| 9 April 2005
Female population predominant in 5000-year-old Burnt City
Anthropological studies indicate that females constituted about sixty percent of the population of the 5000-year-old Burnt City, said Farzad Foruzanfar, director of a team of anthropologists working on the ancient Iranian city. "We have excavated 208 graves in the cemetery of the Burnt City within seven phases carried out over the past years. 113 of the graves belonged to females," Foruzanfar added.
The Burnt City is located 57 kilometers from the city of Zabol in Iran’s Sistan-Baluchestan Province and covers an area of 150 hectares. It was one of the world’s largest cities at the dawn of the urban era. It was built circa 3200 BCE and destroyed some time around 2100 BCE. The city had four stages of civilization and was burnt down three times. Since it was not rebuilt after the last fire, it has been named the Burnt City.
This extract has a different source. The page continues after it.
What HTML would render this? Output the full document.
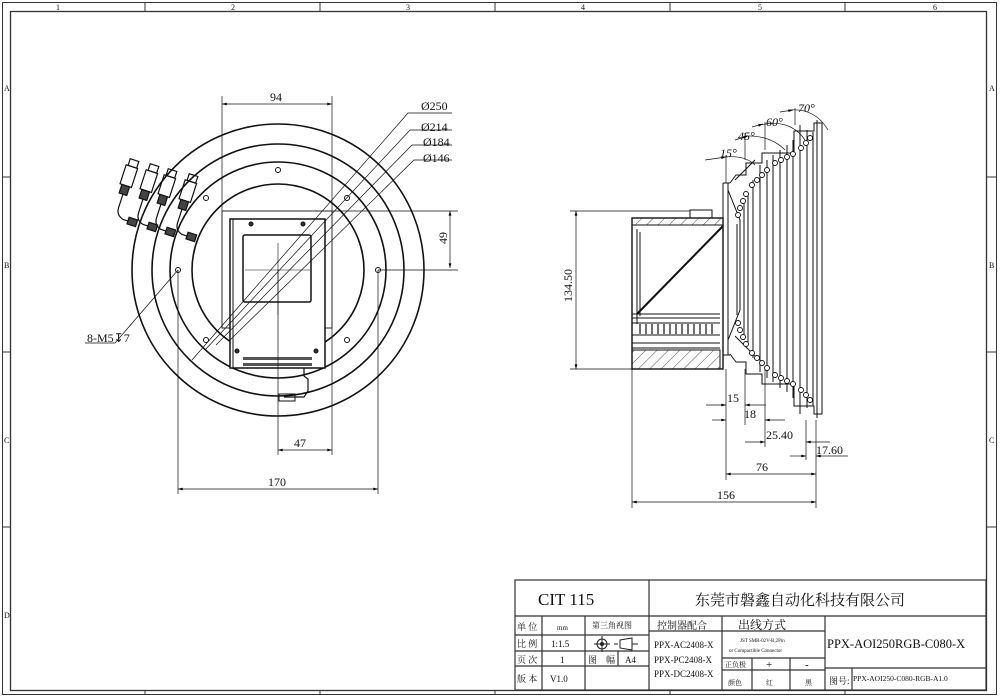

In the Burnt City, archaeologists had already discovered some seals indicating that women had a key role in the social affairs of their city. They say a kind of feminism was common in this city-state. "Many different reasons have been given for this fact, but the main reason is that men had the duty to travel abroad for business. They had trade and cultural relations with civilizations of Jiroft in southern Iran, Mesopotamia in Iraq, and Namazgah in Turkmenistan. Many of the men were killed in accidents during their journeys and buried out of their homeland," Foruzanfar argued. "On the other hand, our studies determine that most of deaths in children and infants were male. This is an ambiguous question, which need more comprehensive studies," he said.